* **GIVEN REQUEST**: Among the entries below, find the lines with "chart" and copy them.

::::::

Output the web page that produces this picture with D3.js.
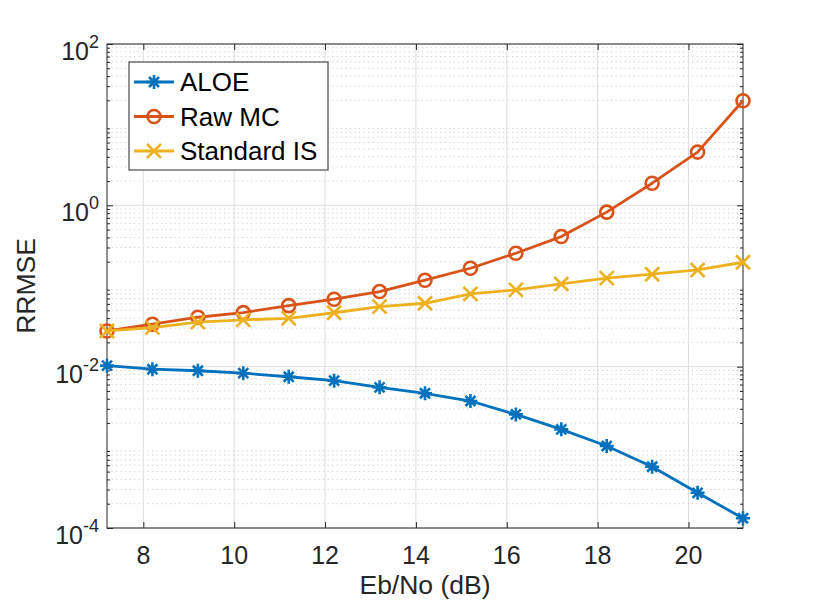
<!DOCTYPE html>
<html>
<head>
<meta charset="utf-8">
<script src="https://cdn.jsdelivr.net/npm/d3@7"></script>
<style>
  body { margin: 0; background: #fff; }
  svg { display: block; font-family: "Liberation Sans", Arial, sans-serif; }
</style>
</head>
<body>
<svg id="chart"></svg>
<script>
/* data */
var ebno = [7.2, 8.2, 9.2, 10.2, 11.2, 12.2, 13.2, 14.2, 15.2, 16.2, 17.2, 18.2, 19.2, 20.2, 21.2];
var aloe = [0.0103, 0.0093, 0.0089, 0.0083, 0.0075, 0.0067, 0.00554, 0.00468, 0.00375, 0.00256, 0.00167, 0.00104, 0.000575, 0.000273, 0.000132];
var rawMC = [0.0277, 0.0336, 0.041, 0.0468, 0.0571, 0.0686, 0.0853, 0.118, 0.166, 0.255, 0.41, 0.824, 1.88, 4.57, 19.8];
var stdIS = [0.0277, 0.0305, 0.0356, 0.038, 0.0398, 0.0466, 0.0555, 0.0611, 0.0798, 0.0895, 0.106, 0.125, 0.14, 0.158, 0.197];
var xTicks = [8, 10, 12, 14, 16, 18, 20];
var yExps = [-4, -2, 0, 2];
var seriesNames = ['ALOE', 'Raw MC', 'Standard IS'];

var W = 821, H = 606;
var m = {left: 107, right: 743, top: 44, bottom: 528};

var svg = d3.select('#chart').attr('width', W).attr('height', H);

var x = d3.scaleLinear().domain([7.2, 21.2]).range([m.left, m.right]);
var y = d3.scaleLog().domain([1e-4, 1e2]).range([m.bottom, m.top]);

var series = [
    {name: seriesNames[0], values: aloe, color: '#0072BD', marker: 'star'},
    {name: seriesNames[1], values: rawMC, color: '#D95319', marker: 'circle'},
    {name: seriesNames[2], values: stdIS, color: '#EDB120', marker: 'cross'}
];

/* minor ticks of the log axis */
var minorVals = [];
for (var e = -4; e < 2; e++) {
    for (var k = 2; k <= 9; k++) minorVals.push(k * Math.pow(10, e));
}

var grid = svg.append('g');
grid.selectAll('line.minor')
    .data(minorVals).enter().append('line')
    .attr('x1', m.left).attr('x2', m.right)
    .attr('y1', d => y(d)).attr('y2', d => y(d))
    .attr('stroke', '#cdcdcd').attr('stroke-width', 1)
    .attr('stroke-dasharray', '1.2,3.3');
grid.selectAll('line.vx')
    .data(xTicks).enter().append('line')
    .attr('x1', d => x(d)).attr('x2', d => x(d))
    .attr('y1', m.top).attr('y2', m.bottom)
    .attr('stroke', '#dedede').attr('stroke-width', 1);
grid.selectAll('line.hy')
    .data(yExps).enter().append('line')
    .attr('x1', m.left).attr('x2', m.right)
    .attr('y1', d => y(Math.pow(10, d))).attr('y2', d => y(Math.pow(10, d)))
    .attr('stroke', '#dedede').attr('stroke-width', 1);

/* axes: d3 axes with inward ticks, box on */
var axCol = '#262626';
function styleAxis(g) {
    g.select('.domain').remove();
    g.selectAll('.tick line').attr('stroke', axCol);
    g.selectAll('.tick text').remove();
}
svg.append('g').attr('transform', `translate(0,${m.bottom})`)
    .call(d3.axisBottom(x).tickValues(xTicks).tickSize(-6)).call(styleAxis);
svg.append('g').attr('transform', `translate(0,${m.top})`)
    .call(d3.axisTop(x).tickValues(xTicks).tickSize(-6)).call(styleAxis);
svg.append('g').attr('transform', `translate(${m.left},0)`)
    .call(d3.axisLeft(y).tickValues(yExps.map(d => Math.pow(10, d))).tickSize(-6)).call(styleAxis);
svg.append('g').attr('transform', `translate(${m.right},0)`)
    .call(d3.axisRight(y).tickValues(yExps.map(d => Math.pow(10, d))).tickSize(-6)).call(styleAxis);
svg.append('g').attr('transform', `translate(${m.left},0)`)
    .call(d3.axisLeft(y).tickValues(minorVals).tickSize(-3)).call(styleAxis);
svg.append('g').attr('transform', `translate(${m.right},0)`)
    .call(d3.axisRight(y).tickValues(minorVals).tickSize(-3)).call(styleAxis);

svg.append('rect')
    .attr('x', m.left).attr('y', m.top)
    .attr('width', m.right - m.left).attr('height', m.bottom - m.top)
    .attr('fill', 'none').attr('stroke', axCol).attr('stroke-width', 1);

/* tick labels */
svg.append('g').selectAll('text')
    .data(xTicks).enter().append('text')
    .attr('x', d => x(d)).attr('y', 564)
    .attr('text-anchor', 'middle')
    .attr('font-size', 25).attr('fill', axCol)
    .text(d => d);

var yl = svg.append('g').selectAll('text')
    .data(yExps).enter().append('text')
    .attr('x', 99).attr('y', d => y(Math.pow(10, d)) + 16)
    .attr('text-anchor', 'end')
    .attr('font-size', 25).attr('fill', axCol);
yl.append('tspan').text('10');
yl.append('tspan').attr('dy', -12).attr('font-size', 18).text(d => d);

/* axis labels */
svg.append('text')
    .attr('x', (m.left + m.right) / 2).attr('y', 594)
    .attr('text-anchor', 'middle').attr('font-size', 26.5).attr('fill', axCol)
    .text('Eb/No (dB)');
svg.append('text')
    .attr('transform', `translate(35,${(m.top + m.bottom) / 2}) rotate(-90)`)
    .attr('text-anchor', 'middle').attr('font-size', 26.5).attr('fill', axCol)
    .text('RRMSE');

/* markers */
function drawMarker(sel, type, color) {
    if (type === 'circle') {
        sel.append('circle').attr('r', 6.5)
            .attr('fill', 'none').attr('stroke', color).attr('stroke-width', 2.6);
    } else if (type === 'cross') {
        sel.append('path').attr('d', 'M-7,-7L7,7M-7,7L7,-7')
            .attr('fill', 'none').attr('stroke', color).attr('stroke-width', 2.6);
    } else {
        sel.append('path').attr('d', 'M0,-7V7M-7,0H7M-5,-5L5,5M-5,5L5,-5')
            .attr('fill', 'none').attr('stroke', color).attr('stroke-width', 2.6);
    }
}

var line = d3.line().x(d => x(d[0])).y(d => y(d[1]));

series.forEach(function(s) {
    var pts = ebno.map((v, i) => [v, s.values[i]]);
    var g = svg.append('g');
    g.append('path')
        .attr('d', line(pts))
        .attr('fill', 'none').attr('stroke', s.color).attr('stroke-width', 2.8)
        .attr('stroke-linejoin', 'round');
    g.selectAll('g.pt')
        .data(pts).enter().append('g')
        .attr('transform', d => `translate(${x(d[0])},${y(d[1])})`)
        .each(function() { drawMarker(d3.select(this), s.marker, s.color); });
});

/* legend */
var leg = svg.append('g');
leg.append('rect')
    .attr('x', 129).attr('y', 62).attr('width', 199).attr('height', 108)
    .attr('fill', '#fff').attr('stroke', axCol).attr('stroke-width', 1);
series.forEach(function(s, i) {
    var cy = 82 + i * 34.5;
    var row = leg.append('g');
    row.append('line')
        .attr('x1', 134).attr('x2', 174).attr('y1', cy).attr('y2', cy)
        .attr('stroke', s.color).attr('stroke-width', 2.8);
    drawMarker(row.append('g').attr('transform', `translate(154,${cy})`), s.marker, s.color);
    row.append('text')
        .attr('x', 180).attr('y', cy + 9)
        .attr('font-size', 26).attr('fill', '#000')
        .text(s.name);
});
</script>
</body>
</html>
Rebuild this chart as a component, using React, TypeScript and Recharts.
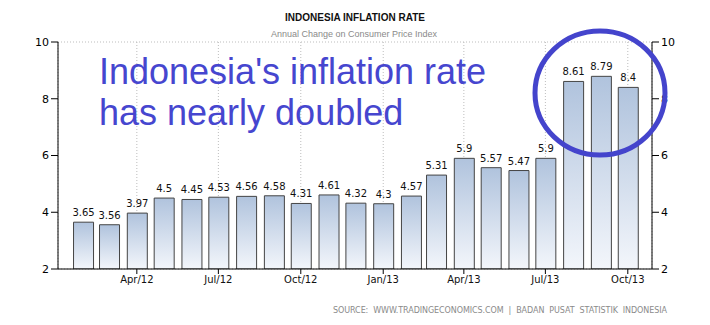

::::::

* **EXERCISE OUTPUT**:
<svg id="chart"></svg>
var svg = d3.select('#chart').attr('width', W).attr('height', H);
Rebuild this chart as a component, using React, TypeScript and Recharts.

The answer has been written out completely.